EXERCISE DIRECTIONS:
Repeat exactly the lines running from the first line of the data to the line containing "(0,0) rectangle (669,1062);", both ends included, and nothing else; drop the pictures.

━━ SUPPLIED MATERIAL ━━

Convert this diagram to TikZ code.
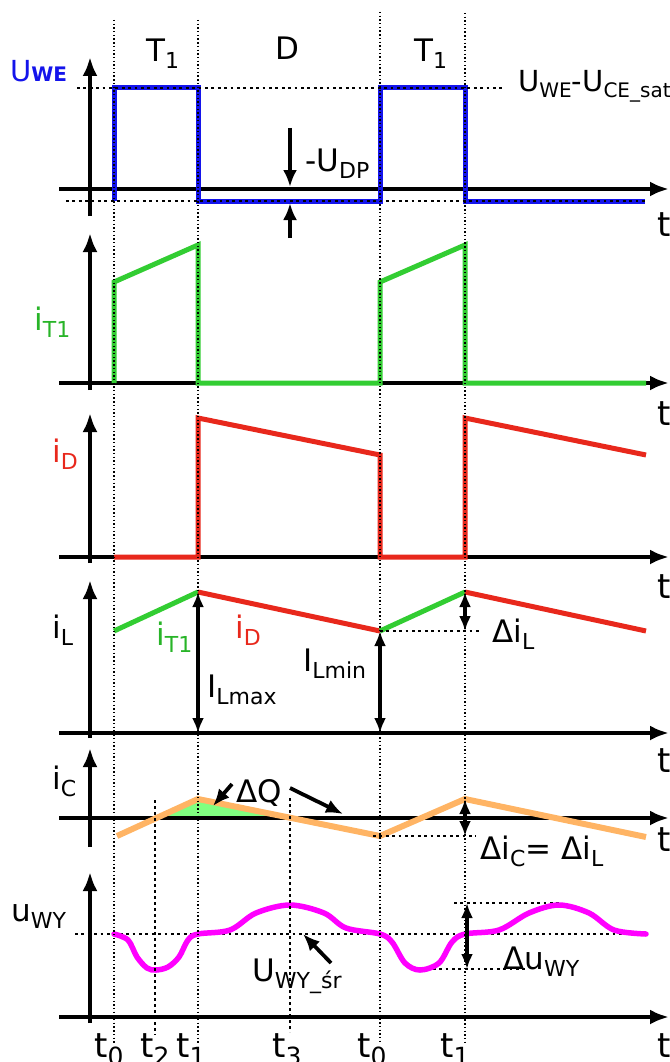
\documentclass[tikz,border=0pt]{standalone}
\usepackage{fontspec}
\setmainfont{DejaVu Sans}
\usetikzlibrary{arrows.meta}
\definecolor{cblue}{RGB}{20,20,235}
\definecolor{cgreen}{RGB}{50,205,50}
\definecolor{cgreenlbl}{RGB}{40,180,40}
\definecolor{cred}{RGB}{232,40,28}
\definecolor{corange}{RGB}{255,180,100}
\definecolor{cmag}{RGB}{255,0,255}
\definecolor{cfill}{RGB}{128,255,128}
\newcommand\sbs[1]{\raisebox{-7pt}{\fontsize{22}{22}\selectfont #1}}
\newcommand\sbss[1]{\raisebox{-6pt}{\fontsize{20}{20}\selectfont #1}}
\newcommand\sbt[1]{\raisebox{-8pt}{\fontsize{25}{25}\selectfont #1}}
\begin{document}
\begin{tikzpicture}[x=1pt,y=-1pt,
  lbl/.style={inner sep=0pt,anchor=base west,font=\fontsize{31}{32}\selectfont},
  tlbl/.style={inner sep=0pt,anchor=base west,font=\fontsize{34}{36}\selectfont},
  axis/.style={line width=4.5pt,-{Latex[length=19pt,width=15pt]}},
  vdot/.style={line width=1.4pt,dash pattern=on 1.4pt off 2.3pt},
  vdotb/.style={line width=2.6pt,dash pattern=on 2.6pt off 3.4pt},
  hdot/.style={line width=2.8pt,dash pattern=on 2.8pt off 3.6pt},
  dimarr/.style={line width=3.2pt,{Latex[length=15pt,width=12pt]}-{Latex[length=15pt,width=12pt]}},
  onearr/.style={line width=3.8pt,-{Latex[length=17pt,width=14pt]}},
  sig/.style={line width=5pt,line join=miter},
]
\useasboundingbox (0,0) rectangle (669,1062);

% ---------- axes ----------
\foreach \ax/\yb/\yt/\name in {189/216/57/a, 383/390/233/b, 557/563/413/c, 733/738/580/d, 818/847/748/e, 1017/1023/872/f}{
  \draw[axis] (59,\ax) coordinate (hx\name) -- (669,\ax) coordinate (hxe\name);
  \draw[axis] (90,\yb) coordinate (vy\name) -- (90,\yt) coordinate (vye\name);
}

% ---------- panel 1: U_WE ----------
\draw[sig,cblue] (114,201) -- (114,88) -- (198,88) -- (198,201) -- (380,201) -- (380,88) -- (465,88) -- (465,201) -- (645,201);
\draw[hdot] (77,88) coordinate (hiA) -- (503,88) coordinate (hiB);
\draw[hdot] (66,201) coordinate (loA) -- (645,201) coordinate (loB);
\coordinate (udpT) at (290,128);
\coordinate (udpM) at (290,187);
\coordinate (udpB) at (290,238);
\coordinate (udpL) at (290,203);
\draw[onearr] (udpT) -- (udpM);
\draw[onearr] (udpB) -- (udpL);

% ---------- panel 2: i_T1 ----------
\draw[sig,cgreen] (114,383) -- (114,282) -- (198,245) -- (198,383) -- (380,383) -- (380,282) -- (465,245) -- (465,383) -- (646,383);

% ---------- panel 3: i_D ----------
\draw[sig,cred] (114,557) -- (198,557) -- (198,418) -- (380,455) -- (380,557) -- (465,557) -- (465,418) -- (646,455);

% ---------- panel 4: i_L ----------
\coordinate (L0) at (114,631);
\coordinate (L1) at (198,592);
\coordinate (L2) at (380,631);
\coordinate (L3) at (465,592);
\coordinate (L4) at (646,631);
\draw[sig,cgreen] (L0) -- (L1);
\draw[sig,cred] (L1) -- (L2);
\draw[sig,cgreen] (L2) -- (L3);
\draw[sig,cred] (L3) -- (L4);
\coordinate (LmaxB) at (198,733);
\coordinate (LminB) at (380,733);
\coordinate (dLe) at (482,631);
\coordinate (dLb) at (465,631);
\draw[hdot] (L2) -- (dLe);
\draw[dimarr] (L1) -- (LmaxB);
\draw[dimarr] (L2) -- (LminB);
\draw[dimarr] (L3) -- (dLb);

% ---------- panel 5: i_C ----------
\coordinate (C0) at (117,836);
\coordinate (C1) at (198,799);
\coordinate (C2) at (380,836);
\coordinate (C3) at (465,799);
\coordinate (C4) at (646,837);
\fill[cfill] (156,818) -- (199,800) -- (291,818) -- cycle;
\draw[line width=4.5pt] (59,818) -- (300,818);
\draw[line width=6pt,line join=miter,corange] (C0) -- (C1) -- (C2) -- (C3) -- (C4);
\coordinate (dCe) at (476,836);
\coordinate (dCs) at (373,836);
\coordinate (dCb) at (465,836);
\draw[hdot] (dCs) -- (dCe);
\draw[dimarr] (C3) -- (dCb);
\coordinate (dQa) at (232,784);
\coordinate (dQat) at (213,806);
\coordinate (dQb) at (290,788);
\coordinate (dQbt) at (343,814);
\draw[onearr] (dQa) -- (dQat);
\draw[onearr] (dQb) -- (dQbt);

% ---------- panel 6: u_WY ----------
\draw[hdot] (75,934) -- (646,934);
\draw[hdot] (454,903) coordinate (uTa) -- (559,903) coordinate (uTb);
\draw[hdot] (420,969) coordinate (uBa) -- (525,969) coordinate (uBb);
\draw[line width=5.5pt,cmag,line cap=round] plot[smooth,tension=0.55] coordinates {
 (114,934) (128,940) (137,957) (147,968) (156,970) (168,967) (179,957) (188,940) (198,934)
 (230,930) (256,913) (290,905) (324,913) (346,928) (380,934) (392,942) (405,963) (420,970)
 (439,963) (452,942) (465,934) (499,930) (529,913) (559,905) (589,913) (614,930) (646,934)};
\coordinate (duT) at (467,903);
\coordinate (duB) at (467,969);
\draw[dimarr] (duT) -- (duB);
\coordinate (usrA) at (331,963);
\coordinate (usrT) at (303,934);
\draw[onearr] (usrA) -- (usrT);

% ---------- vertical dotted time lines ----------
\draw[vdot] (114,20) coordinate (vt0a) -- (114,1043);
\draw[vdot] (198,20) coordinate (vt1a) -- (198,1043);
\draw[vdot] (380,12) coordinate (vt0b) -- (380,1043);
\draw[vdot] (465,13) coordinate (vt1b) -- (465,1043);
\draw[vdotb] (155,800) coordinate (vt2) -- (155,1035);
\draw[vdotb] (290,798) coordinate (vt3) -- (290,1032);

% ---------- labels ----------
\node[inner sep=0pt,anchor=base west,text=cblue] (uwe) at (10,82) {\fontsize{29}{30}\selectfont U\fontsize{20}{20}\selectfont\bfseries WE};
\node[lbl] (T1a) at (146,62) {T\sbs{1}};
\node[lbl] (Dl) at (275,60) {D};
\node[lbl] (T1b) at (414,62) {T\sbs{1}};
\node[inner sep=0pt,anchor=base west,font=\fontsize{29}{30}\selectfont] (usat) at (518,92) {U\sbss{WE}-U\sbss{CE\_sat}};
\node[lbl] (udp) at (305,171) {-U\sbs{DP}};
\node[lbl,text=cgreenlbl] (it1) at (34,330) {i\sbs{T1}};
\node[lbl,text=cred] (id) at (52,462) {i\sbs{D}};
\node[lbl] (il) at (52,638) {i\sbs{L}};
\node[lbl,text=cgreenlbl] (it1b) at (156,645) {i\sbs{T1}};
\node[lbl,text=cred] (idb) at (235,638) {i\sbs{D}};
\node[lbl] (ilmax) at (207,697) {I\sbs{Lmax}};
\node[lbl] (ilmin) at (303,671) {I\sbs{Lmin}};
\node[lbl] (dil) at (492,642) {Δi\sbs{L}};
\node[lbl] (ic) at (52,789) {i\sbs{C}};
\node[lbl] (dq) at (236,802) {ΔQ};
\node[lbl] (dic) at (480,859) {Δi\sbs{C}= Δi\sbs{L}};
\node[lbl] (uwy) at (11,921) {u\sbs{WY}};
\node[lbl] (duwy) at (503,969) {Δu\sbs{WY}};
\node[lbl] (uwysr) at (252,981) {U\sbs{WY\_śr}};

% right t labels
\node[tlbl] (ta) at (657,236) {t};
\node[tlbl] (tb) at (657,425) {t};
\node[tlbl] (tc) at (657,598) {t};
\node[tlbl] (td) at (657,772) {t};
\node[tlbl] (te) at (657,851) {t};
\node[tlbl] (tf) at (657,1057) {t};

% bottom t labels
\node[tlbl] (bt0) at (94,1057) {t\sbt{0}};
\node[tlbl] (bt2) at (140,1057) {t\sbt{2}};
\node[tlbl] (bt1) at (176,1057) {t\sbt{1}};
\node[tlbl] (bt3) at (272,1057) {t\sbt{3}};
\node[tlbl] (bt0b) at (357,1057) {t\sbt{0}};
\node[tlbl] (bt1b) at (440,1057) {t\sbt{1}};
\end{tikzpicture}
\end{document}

━━━

RESULT FOR THIS EXERCISE:
Convert this diagram to TikZ code.
\documentclass[tikz,border=0pt]{standalone}
\usepackage{fontspec}
\setmainfont{DejaVu Sans}
\usetikzlibrary{arrows.meta}
\definecolor{cblue}{RGB}{20,20,235}
\definecolor{cgreen}{RGB}{50,205,50}
\definecolor{cgreenlbl}{RGB}{40,180,40}
\definecolor{cred}{RGB}{232,40,28}
\definecolor{corange}{RGB}{255,180,100}
\definecolor{cmag}{RGB}{255,0,255}
\definecolor{cfill}{RGB}{128,255,128}
\newcommand\sbs[1]{\raisebox{-7pt}{\fontsize{22}{22}\selectfont #1}}
\newcommand\sbss[1]{\raisebox{-6pt}{\fontsize{20}{20}\selectfont #1}}
\newcommand\sbt[1]{\raisebox{-8pt}{\fontsize{25}{25}\selectfont #1}}
\begin{document}
\begin{tikzpicture}[x=1pt,y=-1pt,
  lbl/.style={inner sep=0pt,anchor=base west,font=\fontsize{31}{32}\selectfont},
  tlbl/.style={inner sep=0pt,anchor=base west,font=\fontsize{34}{36}\selectfont},
  axis/.style={line width=4.5pt,-{Latex[length=19pt,width=15pt]}},
  vdot/.style={line width=1.4pt,dash pattern=on 1.4pt off 2.3pt},
  vdotb/.style={line width=2.6pt,dash pattern=on 2.6pt off 3.4pt},
  hdot/.style={line width=2.8pt,dash pattern=on 2.8pt off 3.6pt},
  dimarr/.style={line width=3.2pt,{Latex[length=15pt,width=12pt]}-{Latex[length=15pt,width=12pt]}},
  onearr/.style={line width=3.8pt,-{Latex[length=17pt,width=14pt]}},
  sig/.style={line width=5pt,line join=miter},
]
\useasboundingbox (0,0) rectangle (669,1062);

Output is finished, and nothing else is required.